LAGOS, Nigeria (AP) – The party of Nigeria’s president did well in parliamentary elections, according to early results yesterday, though true voter sentiment was tough to gauge because balloting was marred by fraud and violence that killed more than two dozen people.
President Olusegun Obasanjo’s backers said the results were a good sign heading into Saturday’s elections, in which he will seek a third term. Early results yesterday showed his Peoples Democratic Party won 135 of the 360 seats in parliament. Five opposition parties shared 99 seats and the other contests were not yet decided.
In the 109-seat Senate, the ruling party took 39 seats, compared with 27 for the opposition.

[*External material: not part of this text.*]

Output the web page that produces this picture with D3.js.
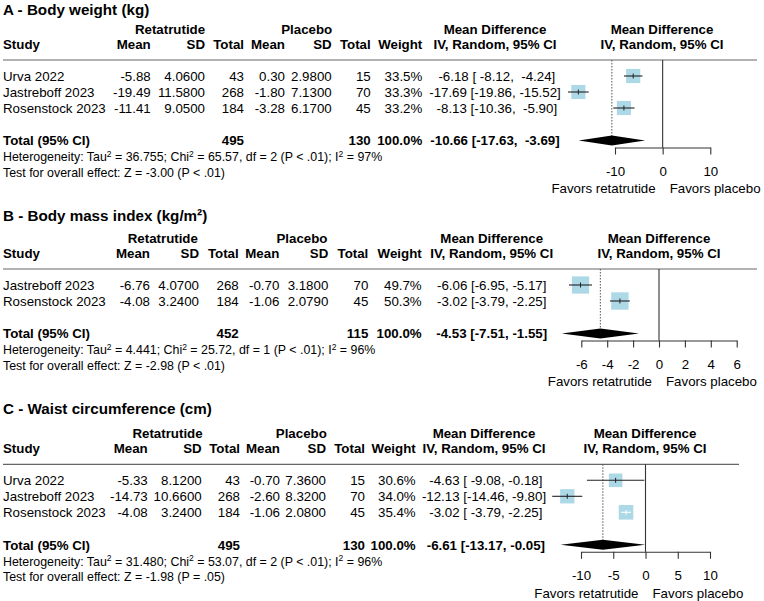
<!DOCTYPE html>
<html><head><meta charset="utf-8">
<script src="https://cdn.jsdelivr.net/npm/d3@7"></script>
<style>
html,body{margin:0;padding:0;background:#fff;}
text{font-family:"Liberation Sans",Arial,sans-serif;fill:#000;white-space:pre;}
</style></head>
<body>
<svg id="chart" width="764" height="601"></svg>
<script>
// ---------- Panel A: Body weight ----------
const titleA = "A - Body weight (kg)";
const studiesA = ["Urva 2022", "Jastreboff 2023", "Rosenstock 2023"];
const retaMeanA = [-5.88, -19.49, -11.41];
const retaSdA = [4.06, 11.58, 9.05];
const retaNA = [43, 268, 184];
const placMeanA = [0.30, -1.80, -3.28];
const placSdA = [2.98, 7.13, 6.17];
const placNA = [15, 70, 45];
const weightA = [33.5, 33.3, 33.2];
const mdA = [-6.18, -17.69, -8.13];
const loA = [-8.12, -19.86, -10.36];
const hiA = [-4.24, -15.52, -5.90];
const pooledA = [-10.66, -17.63, -3.69];
const totalNA = [495, 130];
const hetA = ["36.755", "65.57", "2", "P < .01", "97%"];
const testA = ["-3.00", "P < .01"];
const ticksA = [-10, 0, 10];

// ---------- Panel B: Body mass index ----------
const titleB = "B - Body mass index (kg/m²)";
const studiesB = ["Jastreboff 2023", "Rosenstock 2023"];
const retaMeanB = [-6.76, -4.08];
const retaSdB = [4.07, 3.24];
const retaNB = [268, 184];
const placMeanB = [-0.70, -1.06];
const placSdB = [3.18, 2.079];
const placNB = [70, 45];
const weightB = [49.7, 50.3];
const mdB = [-6.06, -3.02];
const loB = [-6.95, -3.79];
const hiB = [-5.17, -2.25];
const pooledB = [-4.53, -7.51, -1.55];
const totalNB = [452, 115];
const hetB = ["4.441", "25.72", "1", "P < .01", "96%"];
const testB = ["-2.98", "P < .01"];
const ticksB = [-6, -4, -2, 0, 2, 4, 6];

// ---------- Panel C: Waist circumference ----------
const titleC = "C - Waist circumference (cm)";
const studiesC = ["Urva 2022", "Jastreboff 2023", "Rosenstock 2023"];
const retaMeanC = [-5.33, -14.73, -4.08];
const retaSdC = [8.12, 10.66, 3.24];
const retaNC = [43, 268, 184];
const placMeanC = [-0.70, -2.60, -1.06];
const placSdC = [7.36, 8.32, 2.08];
const placNC = [15, 70, 45];
const weightC = [30.6, 34.0, 35.4];
const mdC = [-4.63, -12.13, -3.02];
const loC = [-9.08, -14.46, -3.79];
const hiC = [-0.18, -9.80, -2.25];
const pooledC = [-6.61, -13.17, -0.05];
const totalNC = [495, 130];
const hetC = ["31.480", "53.07", "2", "P < .01", "96%"];
const testC = ["-1.98", "P = .05"];
const ticksC = [-10, -5, 0, 5, 10];

const labelLeft = "Favors retatrutide";
const labelRight = "Favors placebo";

// ---------- layout (positions only) ----------
const layouts = [
  {titleY: 10, lineY: 60, lineEnd: 757, cols: [150.7, 205, 244, 285, 331.7, 370.7, 422.3], mdX: 495, plotHX: 662, retaHX: 170, placHX: 306.7, range: [615, 710.3]},
  {titleY: 215.5, lineY: 269, lineEnd: 757, cols: [150, 199, 238.7, 279.3, 328.3, 368.3, 421.7], mdX: 491.7, plotHX: 659, retaHX: 162.8, placHX: 302, range: [581.3, 736.7]},
  {titleY: 408.5, lineY: 464.3, lineEnd: 739, cols: [147.7, 201.7, 240, 280, 326, 365, 415.7], mdX: 484, plotHX: 645, retaHX: 167.5, placHX: 301.3, range: [581, 710]}
];

const panels = [
  {title: titleA, studies: studiesA, rm: retaMeanA, rs: retaSdA, rn: retaNA, pm: placMeanA, ps: placSdA, pn: placNA, w: weightA, md: mdA, lo: loA, hi: hiA, pooled: pooledA, totalN: totalNA, het: hetA, test: testA, ticks: ticksA},
  {title: titleB, studies: studiesB, rm: retaMeanB, rs: retaSdB, rn: retaNB, pm: placMeanB, ps: placSdB, pn: placNB, w: weightB, md: mdB, lo: loB, hi: hiB, pooled: pooledB, totalN: totalNB, het: hetB, test: testB, ticks: ticksB},
  {title: titleC, studies: studiesC, rm: retaMeanC, rs: retaSdC, rn: retaNC, pm: placMeanC, ps: placSdC, pn: placNC, w: weightC, md: mdC, lo: loC, hi: hiC, pooled: pooledC, totalN: totalNC, het: hetC, test: testC, ticks: ticksC}
];

const svg = d3.select("#chart");
const FS = 13.3, FS_SMALL = 12.4;

function txt(g, x, y, s, opts = {}) {
  return g.append("text").attr("x", x).attr("y", y).attr("dy", "0.36em")
    .attr("font-size", opts.size || FS)
    .attr("font-weight", opts.bold ? "bold" : null)
    .attr("text-anchor", opts.anchor || "start")
    .text(s);
}

function supLine(g, x, y, parts) {
  const t = g.append("text").attr("x", x).attr("y", y + 0.36 * FS_SMALL).attr("font-size", FS_SMALL);
  let shifted = false;
  parts.forEach(([s, sup]) => {
    const sp = t.append("tspan").text(s);
    if (sup) { sp.attr("dy", -4.5).attr("font-size", 8.5); shifted = true; }
    else if (shifted) { sp.attr("dy", 4.5); shifted = false; }
  });
}

panels.forEach((p, i) => {
  const L = layouts[i];
  const g = svg.append("g");
  const k = p.studies.length;
  const rowY = d3.range(k).map(j => L.lineY + 16 * (j + 1));
  const totalY = rowY[k - 1] + 32.5;
  const axisY = totalY + 7;
  const c = L.cols;

  txt(g, 3, L.titleY, p.title, {size: 15.2, bold: true});

  const h1 = L.lineY - 31, h2 = L.lineY - 15.7;
  txt(g, L.retaHX, h1, "Retatrutide", {bold: true, anchor: "middle"});
  txt(g, L.placHX, h1, "Placebo", {bold: true, anchor: "middle"});
  txt(g, L.mdX, h1, "Mean Difference", {bold: true, anchor: "middle"});
  txt(g, L.plotHX, h1, "Mean Difference", {bold: true, anchor: "middle"});
  txt(g, 3, h2, "Study", {bold: true});
  ["Mean", "SD", "Total", "Mean", "SD", "Total", "Weight"].forEach((h, j) =>
    txt(g, c[j], h2, h, {bold: true, anchor: "end"}));
  txt(g, L.mdX, h2, "IV, Random, 95% CI", {bold: true, anchor: "middle"});
  txt(g, L.plotHX, h2, "IV, Random, 95% CI", {bold: true, anchor: "middle"});

  g.append("line").attr("x1", 3).attr("x2", L.lineEnd).attr("y1", L.lineY).attr("y2", L.lineY)
    .attr("stroke", "#666").attr("stroke-width", 1.2);

  const allE = p.md.concat([p.pooled[0]]).map(v => v.toFixed(2));
  const allL = p.lo.concat([p.pooled[1]]).map(v => v.toFixed(2));
  const allH = p.hi.concat([p.pooled[2]]).map(v => v.toFixed(2));
  const we = d3.max(allE, s => s.length), wl = d3.max(allL, s => s.length), wh = d3.max(allH, s => s.length);
  const ciStr = j => allE[j].padStart(we) + " [" + allL[j].padStart(wl) + ", " + allH[j].padStart(wh) + "]";

  p.studies.forEach((s, j) => {
    const y = rowY[j];
    txt(g, 3, y, s);
    const vals = [p.rm[j].toFixed(2), p.rs[j].toFixed(4), String(p.rn[j]),
                  p.pm[j].toFixed(2), p.ps[j].toFixed(4), String(p.pn[j]), p.w[j].toFixed(1) + "%"];
    vals.forEach((v, m) => txt(g, c[m], y, v, {anchor: "end"}));
    txt(g, L.mdX, y, ciStr(j), {anchor: "middle"});
  });

  txt(g, 3, totalY, "Total (95% CI)", {bold: true});
  txt(g, c[2], totalY, String(p.totalN[0]), {bold: true, anchor: "end"});
  txt(g, c[5], totalY, String(p.totalN[1]), {bold: true, anchor: "end"});
  txt(g, c[6], totalY, "100.0%", {bold: true, anchor: "end"});
  txt(g, L.mdX, totalY, ciStr(k), {bold: true, anchor: "middle"});

  supLine(g, 3, totalY + 16.3, [["Heterogeneity: Tau", false], ["2", true], [" = " + p.het[0] + "; Chi", false], ["2", true],
    [" = " + p.het[1] + ", df = " + p.het[2] + " (" + p.het[3] + "); I", false], ["2", true], [" = " + p.het[4], false]]);
  supLine(g, 3, totalY + 32, [["Test for overall effect: Z = " + p.test[0] + " (" + p.test[1] + ")", false]]);

  const x = d3.scaleLinear().domain(d3.extent(p.ticks)).range(L.range);
  g.append("line").attr("x1", x(p.pooled[0])).attr("x2", x(p.pooled[0]))
    .attr("y1", L.lineY).attr("y2", totalY)
    .attr("stroke", "#555").attr("stroke-width", 1).attr("stroke-dasharray", "1.5,1.5");
  g.append("line").attr("x1", x(0)).attr("x2", x(0)).attr("y1", L.lineY).attr("y2", axisY)
    .attr("stroke", "#333").attr("stroke-width", 1.1);

  p.studies.forEach((s, j) => {
    const y = rowY[j];
    const side = 2.45 * Math.sqrt(p.w[j]);
    g.append("rect").attr("x", x(p.md[j]) - side / 2).attr("y", y - side / 2)
      .attr("width", side).attr("height", side).attr("fill", "#add8e6");
    const inside = (x(p.hi[j]) - x(p.lo[j])) < side;
    const col = inside ? "#fff" : "#222";
    g.append("line").attr("x1", x(p.lo[j])).attr("x2", x(p.hi[j])).attr("y1", y).attr("y2", y)
      .attr("stroke", col).attr("stroke-width", 1.1);
    g.append("line").attr("x1", x(p.md[j])).attr("x2", x(p.md[j])).attr("y1", y - 2.5).attr("y2", y + 2.5)
      .attr("stroke", col).attr("stroke-width", 1);
  });

  const dh = 5;
  g.append("polygon").attr("points", [
    [x(p.pooled[1]), totalY], [x(p.pooled[0]), totalY - dh], [x(p.pooled[2]), totalY], [x(p.pooled[0]), totalY + dh]
  ].map(d => d.join(",")).join(" ")).attr("fill", "#000");

  const ax = g.append("g").attr("transform", `translate(0,${axisY})`)
    .call(d3.axisBottom(x).tickValues(p.ticks).tickSize(7).tickSizeOuter(0).tickPadding(12).tickFormat(d3.format("d")));
  ax.selectAll("path,line").attr("stroke", "#333").attr("stroke-width", 1.1);
  ax.selectAll("text").attr("font-size", FS).attr("font-family", "Liberation Sans, Arial, sans-serif").attr("fill", "#000")
    .text(d => d < 0 ? "-" + Math.abs(d) : String(d));

  txt(g, x(0) - 7, axisY + 41, labelLeft, {anchor: "end"});
  txt(g, x(0) + 7, axisY + 41, labelRight, {anchor: "start"});
});
</script>
</body></html>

There were 3,000 candidates for all 469 legislative seats.
The vote was tainted by killings and allegations of voter intimidation and fraud. It was the first civilian-run ballot in 20 years in Africa’s most populous nation.
During the vote, more than two dozen people were killed in election-related violence, witnesses and voting observers said. In some places, the vote was peaceful, but there were not enough ballots.
Several officials were arrested on charges of trying to stuff ballot boxes, and observers accused government “thugs” of stealing voting supplies at gunpoint.
One group of international election monitors, the Commonwealth Observer Group, listed problems – missing ballot materials, long lines at polling stations and a lack of privacy for voters – but said the elections went better than some expected.
“There were violent incidents in certain places, but the most pessimistic predictions were confounded,” chairman Salim Ahmed Salim said in a statement.
The U.S. Democratic Party’s National Democratic Institute also said voting went better than expected but urged “concerted, extraordinary steps” to fix flaws.
The elections were a test of civil tensions in this nation of 126 million people a week ahead of the presidential election, which pits Obasanjo against 19 opposition candidates.
Both of Nigeria’s previous attempts to hand over power democratically from one civilian administration to another were thwarted by military coups.
Obasanjo took office in 1999, when the former military regime administered the vote. Twenty-five years ago, Obasanjo, too, was a military ruler, but he has transformed himself into a civilian statesman.